> [Exercise]: Look at the data below and print exactly the lines from its first line through the line with "var gridValues = [0, 20, 40];"; the pictures stay out of the copy.

── Source excerpt ──

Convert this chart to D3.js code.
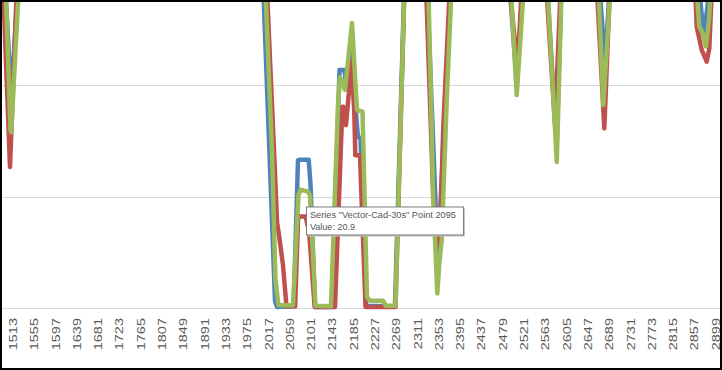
<!DOCTYPE html>
<html>
<head>
<meta charset="utf-8">
<script src="https://cdn.jsdelivr.net/npm/d3@7/dist/d3.min.js"></script>
<style>
  body { margin: 0; background: #fff; }
  svg { display: block; }
</style>
</head>
<body>
<div id="chart"></div>
<script>
// category labels shown on the x axis (every 42nd point)
var tickLabels = [1513, 1555, 1597, 1639, 1681, 1723, 1765, 1807, 1849, 1891, 1933, 1975,
                  2017, 2059, 2101, 2143, 2185, 2227, 2269, 2311, 2353, 2395, 2437, 2479,
                  2521, 2563, 2605, 2647, 2689, 2731, 2773, 2815, 2857, 2899];
var gridValues = [0, 20, 40];

// series as (point, value); values above ~55 run off the top
var bluePoints = [1498, 1510.6, 1523, 1760, 2007, 2030.4, 2034.3, 2067.2, 2075.7, 2078.3, 2096.8, 2100.5, 2109.3,
                  2142.7, 2157.6, 2167.4, 2171.5, 2181, 2190, 2194, 2199, 2210, 2249, 2267, 2285.5, 2310,
                  2330.2, 2351.5, 2377, 2440, 2493, 2507.1, 2519.5, 2545, 2567, 2586, 2595, 2630,
                  2670, 2681.5, 2691, 2780, 2866, 2876.3, 2888.4, 2920];
var blueValues = [58, 37.3, 58, 70, 58, 1.3, 0.2, 0.3, 26.5, 26.6, 26.6, 22, 0.2,
                  0.2, 42.7, 42.7, 39.5, 49, 35, 30.7, 30.5, 0.4, 0.3, 0.3, 58, 66,
                  58, 8.3, 58, 68, 58, 40.3, 58, 65, 58, 29, 58, 64,
                  58, 43.9, 58, 66, 58, 48.7, 58, 66];

var redPoints = [1494, 1507.7, 1521.5, 1760, 2014, 2028.4, 2034.3, 2038.2, 2046.1, 2053, 2070.1, 2076, 2090.8,
                 2097.7, 2108.6, 2148.7, 2163.3, 2165.1, 2170.4, 2181.6, 2186.8, 2188.7, 2198, 2208.9, 2250,
                 2268, 2286, 2310, 2328.2, 2342.6, 2354.4, 2357.2, 2362.3, 2375.5, 2440, 2492, 2509, 2517.5,
                 2545, 2565.2, 2582.7, 2594, 2630, 2664.9, 2679.9, 2691.1, 2780, 2858.8, 2862.1, 2872,
                 2881.9, 2887, 2892.3, 2920];
var redValues = [58, 25.3, 58, 72, 58, 28.3, 15.4, 13.1, 7.7, 0.3, 0.3, 16.4, 16.4,
                 13.6, 0.2, 0.2, 36.1, 36.1, 32.8, 44.2, 35, 27.4, 27.4, 0.2, 0.2,
                 0.2, 58, 68, 58, 19.4, 11.3, 17, 32.5, 58, 70, 58, 43.3, 58,
                 66, 58, 32.8, 58, 65, 58, 32.2, 58, 67, 58, 50.5, 46.3,
                 44.2, 46.6, 58, 66];

var greenPoints = [1499, 1508.7, 1510, 1525.4, 1760, 2011, 2024.4, 2031.3, 2037.3, 2065.9, 2076.7, 2080.7, 2095,
                   2099.4, 2110.2, 2140.8, 2154.6, 2158.6, 2168.4, 2182.2, 2192.1, 2203, 2211.8, 2217.7, 2243.4,
                   2249.3, 2268, 2285.8, 2310, 2332.7, 2342.6, 2350.5, 2354.4, 2359.2, 2369.1, 2378.9, 2440,
                   2495.2, 2507.1, 2521.5, 2545, 2567.6, 2586.1, 2595.9, 2630, 2668, 2677.9, 2692.5, 2780,
                   2861, 2867.3, 2874, 2880.5, 2886.4, 2890.4, 2920];
var greenValues = [58, 31.9, 31.5, 58, 74, 58, 28.3, 5.0, 0.5, 0.5, 20.3, 21.2, 20.9,
                   20.2, 0.4, 0.3, 36.4, 41.4, 39.1, 51.1, 35.5, 35.2, 2.0, 1.3, 1.3,
                   0.4, 0.4, 58, 70, 58, 19.4, 2.6, 8.0, 12.2, 37.3, 58, 72,
                   58, 38.2, 58, 67, 58, 26.2, 58, 66, 58, 36.4, 58, 68,
                   58, 50.5, 49.3, 46.9, 51.7, 58, 68];

var seriesColors = ["#4F81BD", "#C0504D", "#9BBB59"];

// hovered point shown in the tooltip
var tipSeries = "Vector-Cad-30s";
var tipPoint = 2095;
var tipValue = 20.9;

var width = 722, height = 370;

var svg = d3.select("#chart")
  .append("svg")
    .attr("width", width)
    .attr("height", height);

var x = d3.scaleLinear()
    .domain([1513, 2899])
    .range([12.7, 715.4]);

var y = d3.scaleLinear()
    .domain([0, 40])
    .range([308, 85]);

// plot clip (chart is zoomed, lines leave the top)
svg.append("clipPath")
    .attr("id", "plot-clip")
  .append("rect")
    .attr("x", 2)
    .attr("y", 2)
    .attr("width", 718)
    .attr("height", 316);

// gridlines
svg.selectAll(".grid")
  .data(gridValues)
  .join("line")
    .attr("class", "grid")
    .attr("x1", 2)
    .attr("x2", 720)
    .attr("y1", d => Math.round(y(d)) + 0.5)
    .attr("y2", d => Math.round(y(d)) + 0.5)
    .attr("stroke", "#d9d9d9")
    .attr("stroke-width", 1);

// x axis labels, rotated
var xAxis = svg.append("g")
    .attr("transform", "translate(0," + y(0) + ")")
    .call(d3.axisBottom(x).tickValues(tickLabels).tickSize(0).tickFormat(d3.format("d")));

xAxis.select(".domain").remove();
xAxis.selectAll("text")
    .attr("x", null)
    .attr("y", null)
    .attr("dy", null)
    .attr("text-anchor", "end")
    .attr("transform", "translate(3.8,10) scale(0.72,1) rotate(-90)")
    .attr("fill", "#595959")
    .style("font-family", "'Liberation Sans', Arial, sans-serif")
    .style("font-size", "14.5px");

// lines
function toRows(pts, vals) {
  return pts.map(function(p, i) { return {p: p, v: vals[i]}; });
}

var seriesData = [
  toRows(bluePoints, blueValues),
  toRows(redPoints, redValues),
  toRows(greenPoints, greenValues)
];

var line = d3.line()
    .x(d => x(d.p))
    .y(d => y(d.v));

svg.append("g")
    .attr("clip-path", "url(#plot-clip)")
  .selectAll("path")
  .data(seriesData)
  .join("path")
    .attr("d", line)
    .attr("fill", "none")
    .attr("stroke", (d, i) => seriesColors[i])
    .attr("stroke-width", 4.5)
    .attr("stroke-linejoin", "round")
    .attr("stroke-linecap", "round");

// tooltip box below the hovered point
var tipX = x(tipPoint) - 1.8,
    tipY = y(tipValue) + 15,
    tipW = 157,
    tipH = 28;

var tip = svg.append("g")
    .attr("transform", "translate(" + tipX + "," + tipY + ")");

tip.append("rect")
    .attr("x", 2)
    .attr("y", 2)
    .attr("width", tipW)
    .attr("height", tipH)
    .attr("fill", "#c4c4c4");

tip.append("rect")
    .attr("x", 0.5)
    .attr("y", 0.5)
    .attr("width", tipW)
    .attr("height", tipH)
    .attr("fill", "#fff")
    .attr("stroke", "#7a7a7a")
    .attr("stroke-width", 1);

tip.append("text")
    .attr("x", 4)
    .attr("y", 11.5)
    .attr("textLength", 146)
    .attr("lengthAdjust", "spacingAndGlyphs")
    .attr("fill", "#575757")
    .style("font-family", "'Liberation Sans', Arial, sans-serif")
    .style("font-size", "9.6px")
    .text('Series "' + tipSeries + '" Point ' + tipPoint);

tip.append("text")
    .attr("x", 4)
    .attr("y", 23.5)
    .attr("textLength", 45)
    .attr("lengthAdjust", "spacingAndGlyphs")
    .attr("fill", "#575757")
    .style("font-family", "'Liberation Sans', Arial, sans-serif")
    .style("font-size", "9.6px")
    .text("Value: " + tipValue);

// frame
svg.append("rect")
    .attr("x", 1)
    .attr("y", 1)
    .attr("width", 720)
    .attr("height", 368)
    .attr("fill", "none")
    .attr("stroke", "#000")
    .attr("stroke-width", 2);
</script>
</body>
</html>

───

> [Task output]:
Convert this chart to D3.js code.
<!DOCTYPE html>
<html>
<head>
<meta charset="utf-8">
<script src="https://cdn.jsdelivr.net/npm/d3@7/dist/d3.min.js"></script>
<style>
  body { margin: 0; background: #fff; }
  svg { display: block; }
</style>
</head>
<body>
<div id="chart"></div>
<script>
// category labels shown on the x axis (every 42nd point)
var tickLabels = [1513, 1555, 1597, 1639, 1681, 1723, 1765, 1807, 1849, 1891, 1933, 1975,
                  2017, 2059, 2101, 2143, 2185, 2227, 2269, 2311, 2353, 2395, 2437, 2479,
                  2521, 2563, 2605, 2647, 2689, 2731, 2773, 2815, 2857, 2899];
var gridValues = [0, 20, 40];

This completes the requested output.